Стояла необычная, странная и для деревенского жителя тишина; тонко и резко хрустел под ногами снег, Ивану Ефимовичу показалось на миг, что это не снег, а тонкий лед. Среди высоких, до крыш, сугробов были разбросаны темные дома, едва различимые во мраке, только в свинарнике болезненно метался красноватый свет керосиновой лампы; там уже хозяйничала Татьяна Максимовна.

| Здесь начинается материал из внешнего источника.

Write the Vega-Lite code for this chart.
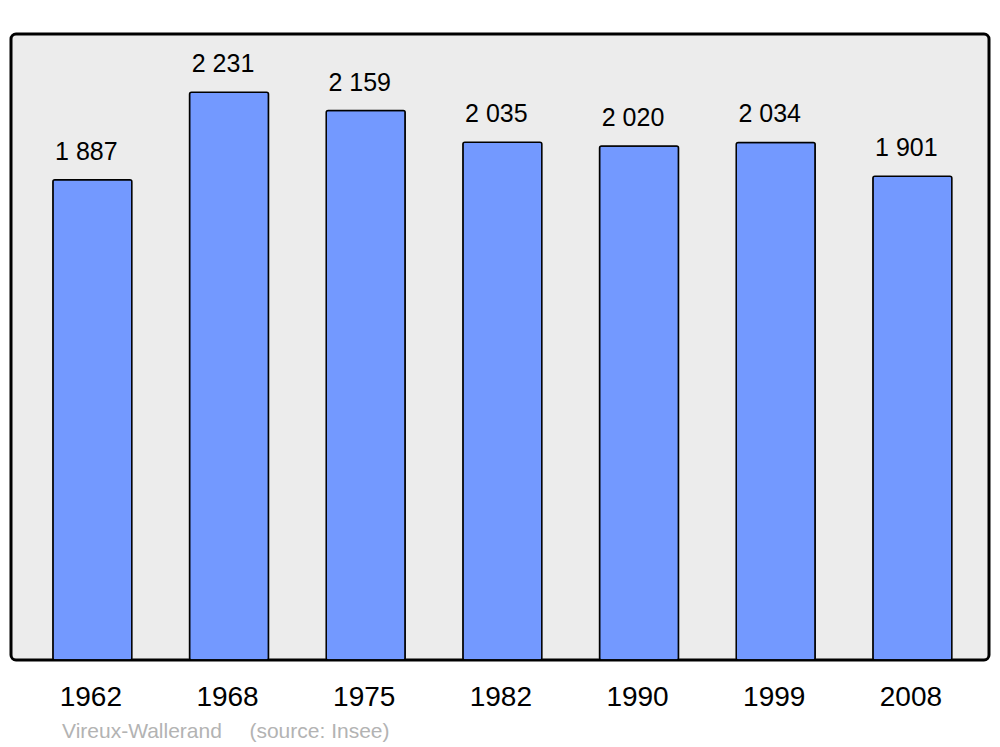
{
  "$schema": "https://vega.github.io/schema/vega-lite/v6.json",
  "width": 978,
  "height": 626,
  "autosize": "none",
  "padding": {"left": 11, "top": 34, "right": 11, "bottom": 87},
  "background": "#ffffff",
  "config": {
    "font": "Liberation Sans",
    "view": {"fill": "#ececec", "stroke": "#000000", "strokeWidth": 3, "cornerRadius": 5}
  },
  "title": {
    "text": "Vireux-Wallerand\u00a0\u00a0\u00a0\u00a0\u2009(source: Insee)",
    "orient": "bottom",
    "anchor": "start",
    "frame": "group",
    "dx": 51,
    "offset": 10,
    "fontSize": 21,
    "fontWeight": "normal",
    "color": "#b3b3b3",
    "font": "Liberation Sans"
  },
  "data": {
    "values": [
      {"year": "1962", "population": 1887, "label": "1 887"},
      {"year": "1968", "population": 2231, "label": "2 231"},
      {"year": "1975", "population": 2159, "label": "2 159"},
      {"year": "1982", "population": 2035, "label": "2 035"},
      {"year": "1990", "population": 2020, "label": "2 020"},
      {"year": "1999", "population": 2034, "label": "2 034"},
      {"year": "2008", "population": 1901, "label": "1 901"}
    ]
  },
  "encoding": {
    "x": {
      "field": "year",
      "type": "ordinal",
      "sort": null,
      "scale": {"paddingInner": 0.422, "paddingOuter": 0.289, "align": 0.53},
      "axis": {
        "title": null,
        "domain": false,
        "ticks": false,
        "labelAngle": 0,
        "labelFontSize": 28,
        "labelColor": "#000000",
        "labelBaseline": "alphabetic",
        "labelPadding": 45,
        "labelFont": "Liberation Sans",
        "labelOffset": -1.5
      }
    },
    "y": {
      "field": "population",
      "type": "quantitative",
      "scale": {"domain": [0, 2460], "nice": false},
      "axis": null
    }
  },
  "layer": [
    {
      "mark": {"type": "bar", "fill": "#7399ff", "stroke": "#000000", "strokeWidth": 1.5, "cornerRadius": 2}
    },
    {
      "mark": {"type": "text", "fontSize": 25, "color": "#000000", "baseline": "alphabetic", "dy": -20, "dx": -6, "font": "Liberation Sans"},
      "encoding": {"text": {"field": "label"}}
    }
  ]
}
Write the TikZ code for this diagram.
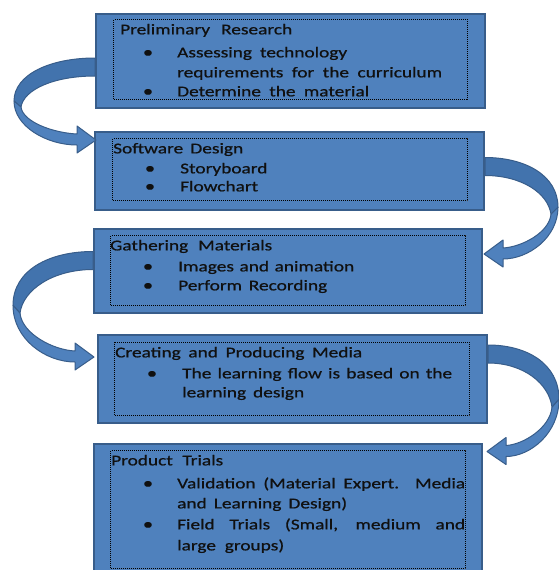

— Не пугайтесь, не пугайтесь, глупышки, — говорила она мягким голосом. — Чужого боятся. Как дверь заскрипит, так сразу головы приподнимают и ушки настораживают. Увидят, что я пришла, снова ноги по полу вытягивают… А сейчас видите, как озираются. Вскочили. Это они начальства испугались. — Она засмеялась.
Татьяна Максимовна была в полушубке, в темной шали, на бледноватом, усталом лице сверкали молодые насмешливые глаза.
— Вы знаете, у каждой свой характер. Одна только бы спала, а другая бегала бы сломя голову. Посмотрите вон… Чего носится — сама не знает. И так целый день, как заведенная. Есть добрые и спокойные. А вон та, гляньте, вон та… упрямая, как сто чертей. С места не сдвинешь. Так и хочется ремнем по упрямой спине съездить.
— Видать, в строгости их содержите, муштру навели, — проговорил Иван Ефимович, посмеиваясь.
— Ну, разве можно? У меня свиноматки. Всю злость и нервозность я у дверей оставляю…
Она опять засмеялась. Лаптеву тоже стало отчего-то смешно. Так они стояли и смеялись.
Он вспомнил слова Вьюшкова: «Свинье лишь бы брюшко набить поплотнее». Чувствуется, не любит животных.